● DIRECTIONS:
With pictures left out, extract every line between the start of the records below and the line holding "[block, below=of adequate]", inclusive.

● Data entries:
-- Start --

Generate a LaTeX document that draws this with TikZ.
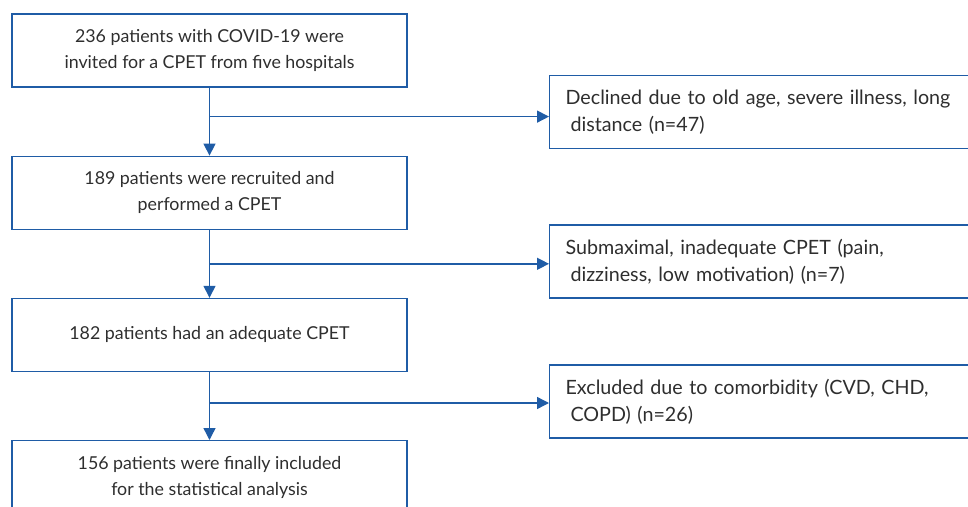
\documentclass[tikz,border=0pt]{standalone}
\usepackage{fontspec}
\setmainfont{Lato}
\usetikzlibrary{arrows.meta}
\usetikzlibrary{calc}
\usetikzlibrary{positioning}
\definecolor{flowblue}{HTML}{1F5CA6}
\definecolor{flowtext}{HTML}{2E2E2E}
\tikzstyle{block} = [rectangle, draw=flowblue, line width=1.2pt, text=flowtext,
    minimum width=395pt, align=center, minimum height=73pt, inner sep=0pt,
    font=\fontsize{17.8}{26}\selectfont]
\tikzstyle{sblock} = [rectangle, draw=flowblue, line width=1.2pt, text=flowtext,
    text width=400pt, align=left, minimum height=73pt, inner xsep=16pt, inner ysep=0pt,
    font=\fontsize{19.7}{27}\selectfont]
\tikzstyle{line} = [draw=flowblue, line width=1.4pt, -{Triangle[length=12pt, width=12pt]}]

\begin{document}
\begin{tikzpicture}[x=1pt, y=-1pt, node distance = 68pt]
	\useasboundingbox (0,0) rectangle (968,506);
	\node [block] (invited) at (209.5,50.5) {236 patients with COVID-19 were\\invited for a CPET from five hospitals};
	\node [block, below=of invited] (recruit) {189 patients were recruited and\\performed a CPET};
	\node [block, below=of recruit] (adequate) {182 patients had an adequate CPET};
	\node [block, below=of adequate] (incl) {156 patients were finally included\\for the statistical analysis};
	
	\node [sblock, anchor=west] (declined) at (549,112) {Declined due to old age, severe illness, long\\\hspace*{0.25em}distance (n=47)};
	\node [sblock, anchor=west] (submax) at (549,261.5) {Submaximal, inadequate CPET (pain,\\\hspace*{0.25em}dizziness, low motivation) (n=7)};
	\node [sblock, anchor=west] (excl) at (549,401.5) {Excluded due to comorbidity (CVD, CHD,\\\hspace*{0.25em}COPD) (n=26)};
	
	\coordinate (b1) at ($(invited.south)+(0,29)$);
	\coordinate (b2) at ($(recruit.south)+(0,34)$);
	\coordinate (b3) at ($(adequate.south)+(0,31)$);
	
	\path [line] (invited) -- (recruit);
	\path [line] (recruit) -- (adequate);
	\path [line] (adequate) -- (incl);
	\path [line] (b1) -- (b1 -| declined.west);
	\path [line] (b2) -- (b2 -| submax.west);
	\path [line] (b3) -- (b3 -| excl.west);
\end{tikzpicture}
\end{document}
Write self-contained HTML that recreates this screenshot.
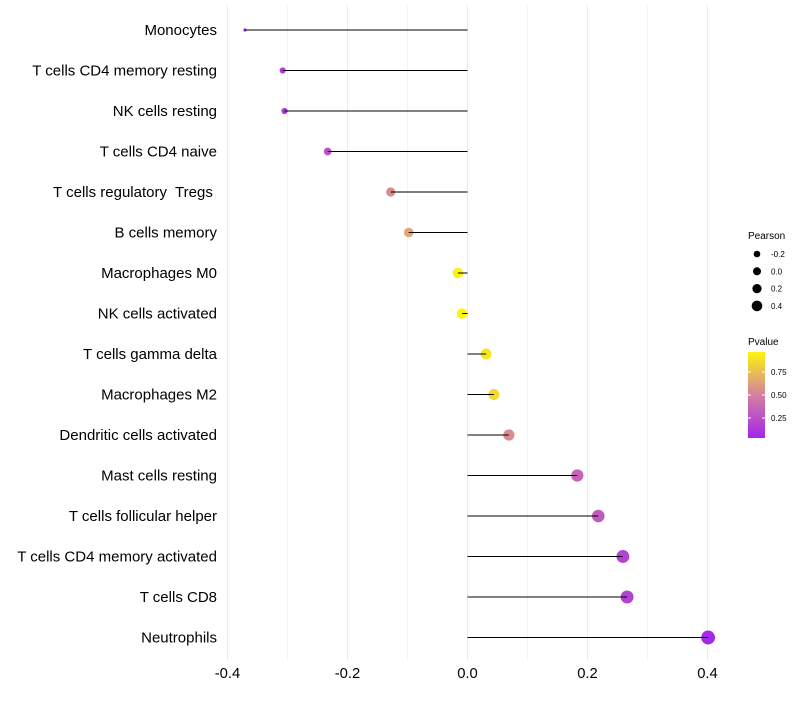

-- End --

● WRITTEN RESPONSE:
Generate a LaTeX document that draws this with TikZ.
\documentclass[tikz,border=0pt]{standalone}
\usepackage{fontspec}
\setmainfont{Lato}
\usetikzlibrary{arrows.meta}
\usetikzlibrary{calc}
\usetikzlibrary{positioning}
\definecolor{flowblue}{HTML}{1F5CA6}
\definecolor{flowtext}{HTML}{2E2E2E}
\tikzstyle{block} = [rectangle, draw=flowblue, line width=1.2pt, text=flowtext,
    minimum width=395pt, align=center, minimum height=73pt, inner sep=0pt,
    font=\fontsize{17.8}{26}\selectfont]
\tikzstyle{sblock} = [rectangle, draw=flowblue, line width=1.2pt, text=flowtext,
    text width=400pt, align=left, minimum height=73pt, inner xsep=16pt, inner ysep=0pt,
    font=\fontsize{19.7}{27}\selectfont]
\tikzstyle{line} = [draw=flowblue, line width=1.4pt, -{Triangle[length=12pt, width=12pt]}]

\begin{document}
\begin{tikzpicture}[x=1pt, y=-1pt, node distance = 68pt]
	\useasboundingbox (0,0) rectangle (968,506);
	\node [block] (invited) at (209.5,50.5) {236 patients with COVID-19 were\\invited for a CPET from five hospitals};
	\node [block, below=of invited] (recruit) {189 patients were recruited and\\performed a CPET};
	\node [block, below=of recruit] (adequate) {182 patients had an adequate CPET};
	\node [block, below=of adequate] (incl) {156 patients were finally included\\for the statistical analysis};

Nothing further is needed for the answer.